→ Records to process:
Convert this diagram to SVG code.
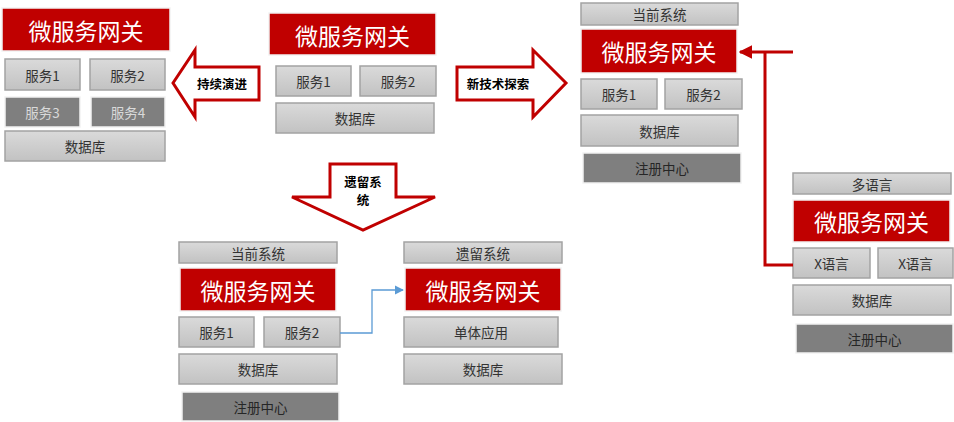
<svg xmlns="http://www.w3.org/2000/svg" width="954" height="422" viewBox="0 0 954 422">
<defs>
<linearGradient id="g" x1="0" y1="0" x2="0" y2="1">
<stop offset="0" stop-color="#dadada"/>
<stop offset="1" stop-color="#c2c2c2"/>
</linearGradient>
<marker id="ra" viewBox="0 0 10 10" refX="9" refY="5" markerWidth="4.5" markerHeight="4.5" orient="auto" markerUnits="strokeWidth">
<path d="M0,0 L10,5 L0,10 z" fill="#c00000"/>
</marker>
<marker id="ba" viewBox="0 0 10 10" refX="9" refY="5" markerWidth="7" markerHeight="7" orient="auto" markerUnits="strokeWidth">
<path d="M0,0 L10,5 L0,10 z" fill="#5b9bd5"/>
</marker>
</defs>
<style>
text{font-family:"Noto Sans CJK SC","Liberation Sans",sans-serif;text-anchor:middle;dominant-baseline:central}
.b rect{fill:url(#g);stroke:#a3a3a3;stroke-width:1.5}
.b text{font-size:13.5px;fill:#333}
.d rect{fill:#7f7f7f;stroke:#f2f2f2;stroke-width:1.5}
.d text{font-size:13.5px;fill:#262626}
.d.l text{fill:#d9d9d9}
.r rect{fill:#c00000;stroke:#f2f2f2;stroke-width:1.5}
.r text{font-size:23px;fill:#fff}
.ar polygon{fill:#fff;stroke:#c00000;stroke-width:3}
.ar text{font-size:12.5px;font-weight:bold;fill:#000}
</style>

<!-- Left cluster -->
<g id="L-gw" class="r"><rect x="2" y="8" width="168" height="43"/><text x="86" y="30">微服务网关</text></g>
<g id="L-s1" class="b"><rect x="5" y="59" width="75" height="31"/><text x="42.5" y="75">服务1</text></g>
<g id="L-s2" class="b"><rect x="90" y="59" width="75" height="31"/><text x="127.5" y="75">服务2</text></g>
<g id="L-s3" class="d l"><rect x="5" y="97" width="75" height="30"/><text x="42.5" y="112">服务3</text></g>
<g id="L-s4" class="d l"><rect x="91" y="97" width="74" height="30"/><text x="128" y="112">服务4</text></g>
<g id="L-db" class="b"><rect x="5" y="131" width="160" height="30"/><text x="85" y="146">数据库</text></g>

<!-- Middle top cluster -->
<g id="M-gw" class="r"><rect x="269" y="13" width="167" height="42"/><text x="352.5" y="35">微服务网关</text></g>
<g id="M-s1" class="b"><rect x="276" y="66" width="75" height="30"/><text x="313.5" y="81">服务1</text></g>
<g id="M-s2" class="b"><rect x="360" y="66" width="76" height="30"/><text x="398" y="81">服务2</text></g>
<g id="M-db" class="b"><rect x="276" y="103" width="158" height="30"/><text x="355" y="118">数据库</text></g>

<!-- Big arrows -->
<g id="arrow-evolve" class="ar">
<polygon points="173,83 195,50 195,67 259,67 259,100 195,100 195,117"/>
<text x="222" y="83">持续演进</text>
</g>
<g id="arrow-explore" class="ar">
<polygon points="457,67 533,67 533,50 566,83 533,117 533,100 457,100"/>
<text x="498" y="83">新技术探索</text>
</g>
<g id="arrow-legacy" class="ar">
<polygon points="330,164 396,164 396,197 435,197 363,230 292,197 330,197"/>
<text x="363" y="181">遗留系</text>
<text x="363" y="199.5">统</text>
</g>

<!-- Right top cluster -->
<g id="RT-title" class="b"><rect x="581" y="3" width="157" height="22"/><text x="659.5" y="14">当前系统</text></g>
<g id="RT-gw" class="r"><rect x="581" y="29" width="156" height="44"/><text x="659" y="51">微服务网关</text></g>
<g id="RT-s1" class="b"><rect x="581" y="79" width="76" height="30"/><text x="619" y="94">服务1</text></g>
<g id="RT-s2" class="b"><rect x="665" y="79" width="77" height="30"/><text x="703.5" y="94">服务2</text></g>
<g id="RT-db" class="b"><rect x="581" y="115" width="157" height="31"/><text x="659.5" y="130.5">数据库</text></g>
<g id="RT-reg" class="d"><rect x="583" y="153" width="158" height="30"/><text x="662" y="168">注册中心</text></g>

<!-- Right bottom cluster -->
<g id="RB-title" class="b"><rect x="793" y="173" width="158" height="21"/><text x="872" y="183.5">多语言</text></g>
<g id="RB-gw" class="r"><rect x="793" y="200" width="157" height="42"/><text x="871.5" y="221">微服务网关</text></g>
<g id="RB-x1" class="b"><rect x="793" y="248" width="77" height="30"/><text x="831.5" y="263">X语言</text></g>
<g id="RB-x2" class="b"><rect x="878" y="248" width="75" height="30"/><text x="915.5" y="263">X语言</text></g>
<g id="RB-db" class="b"><rect x="793" y="285" width="158" height="30"/><text x="872" y="300">数据库</text></g>
<g id="RB-reg" class="d"><rect x="796" y="324" width="157" height="29"/><text x="874.5" y="338.5">注册中心</text></g>

<!-- Bottom current system -->
<g id="BC-title" class="b"><rect x="179" y="242" width="158" height="21"/><text x="258" y="252.5">当前系统</text></g>
<g id="BC-gw" class="r"><rect x="180" y="268" width="156" height="43"/><text x="258" y="289.5">微服务网关</text></g>
<g id="BC-s1" class="b"><rect x="179" y="317" width="75" height="30"/><text x="216.5" y="332">服务1</text></g>
<g id="BC-s2" class="b"><rect x="264" y="317" width="76" height="30"/><text x="302" y="332">服务2</text></g>
<g id="BC-db" class="b"><rect x="179" y="354" width="158" height="30"/><text x="258" y="369">数据库</text></g>
<g id="BC-reg" class="d"><rect x="182" y="392" width="157" height="29"/><text x="260.5" y="406.5">注册中心</text></g>

<!-- Bottom legacy system -->
<g id="BL-title" class="b"><rect x="404" y="242" width="158" height="21"/><text x="483" y="252.5">遗留系统</text></g>
<g id="BL-gw" class="r"><rect x="405" y="268" width="156" height="43"/><text x="483" y="289.5">微服务网关</text></g>
<g id="BL-app" class="b"><rect x="404" y="317" width="154" height="30"/><text x="481" y="332">单体应用</text></g>
<g id="BL-db" class="b"><rect x="404" y="354" width="158" height="30"/><text x="483" y="369">数据库</text></g>

<!-- Connectors -->
<g id="connectors" fill="none">
<path d="M793,52 H740" stroke="#c00000" stroke-width="3" marker-end="url(#ra)"/>
<path d="M793,265 H765 V52" stroke="#c00000" stroke-width="3"/>
<path d="M340,333 H372 V290 H403" stroke="#5b9bd5" stroke-width="1.3" marker-end="url(#ba)"/>
</g>
</svg>
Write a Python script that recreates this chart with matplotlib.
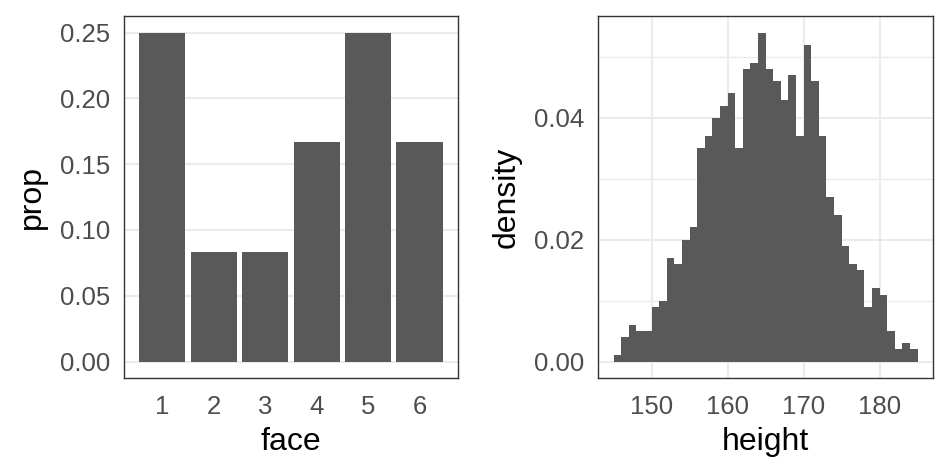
import numpy as np
import matplotlib
matplotlib.use("Agg")
import matplotlib.pyplot as plt

plt.rcParams["font.family"] = ["Liberation Sans", "DejaVu Sans"]

# die faces and their proportions
faces = [1, 2, 3, 4, 5, 6]
props = [1/4, 1/12, 1/12, 1/6, 1/4, 1/6]

# height histogram, bins of width 1 from 145 to 185
bin_edges = list(range(145, 186))
densities = [0.001, 0.004, 0.006, 0.005, 0.005, 0.009, 0.010, 0.017, 0.016, 0.020,
             0.022, 0.035, 0.037, 0.040, 0.042, 0.044, 0.035, 0.048, 0.049, 0.054,
             0.048, 0.046, 0.043, 0.047, 0.037, 0.052, 0.046, 0.037, 0.027, 0.024,
             0.019, 0.016, 0.015, 0.009, 0.012, 0.011, 0.005, 0.002, 0.003, 0.002]

bar_col = "#595959"
grid_col = "#EBEBEB"
text_col = "#4D4D4D"

fig = plt.figure(figsize=(9.5, 4.75), dpi=100)
ax1 = fig.add_axes([0.1305, 0.2042, 0.3516, 0.762])
ax2 = fig.add_axes([0.6298, 0.2042, 0.352, 0.762])

def style(ax):
    for s in ax.spines.values():
        s.set_color("#333333")
        s.set_linewidth(1.0)
    ax.tick_params(length=0, labelsize=18.5, labelcolor=text_col)
    ax.tick_params(axis="x", pad=12)
    ax.tick_params(axis="y", pad=10)
    ax.set_axisbelow(True)

# left: bar chart of face proportions
ax1.bar(faces, props, width=0.9, color=bar_col)
ax1.set_xlim(0.255, 6.745)
ax1.set_ylim(-0.0125, 0.2625)
ax1.set_xticks(faces)
ax1.set_yticks([0, 0.05, 0.10, 0.15, 0.20, 0.25])
ax1.set_yticklabels(["0.00", "0.05", "0.10", "0.15", "0.20", "0.25"])
ax1.grid(axis="y", color=grid_col, linewidth=1.5)
style(ax1)
ax1.set_xlabel("face", fontsize=23, labelpad=6)
ax1.set_ylabel("prop", fontsize=23, labelpad=9)

# right: density histogram of heights
ax2.bar(bin_edges[:-1], densities, width=1, align="edge", color=bar_col)
ax2.set_xlim(143, 187)
ax2.set_ylim(-0.0027, 0.0567)
ax2.set_xticks([150, 160, 170, 180])
ax2.set_yticks([0, 0.02, 0.04])
ax2.set_yticklabels(["0.00", "0.02", "0.04"])
ax2.set_yticks([0.01, 0.03, 0.05], minor=True)
ax2.grid(which="major", color=grid_col, linewidth=1.5)
ax2.grid(which="minor", axis="y", color=grid_col, linewidth=1.0)
ax2.tick_params(which="minor", length=0)
style(ax2)
ax2.set_xlabel("height", fontsize=23, labelpad=6)
ax2.set_ylabel("density", fontsize=23, labelpad=9)

fig.savefig("out.png", dpi=100)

→ Task: Check each line above for the string "this" and report how many lines have it, giving only the number.

→ Result of the task: 2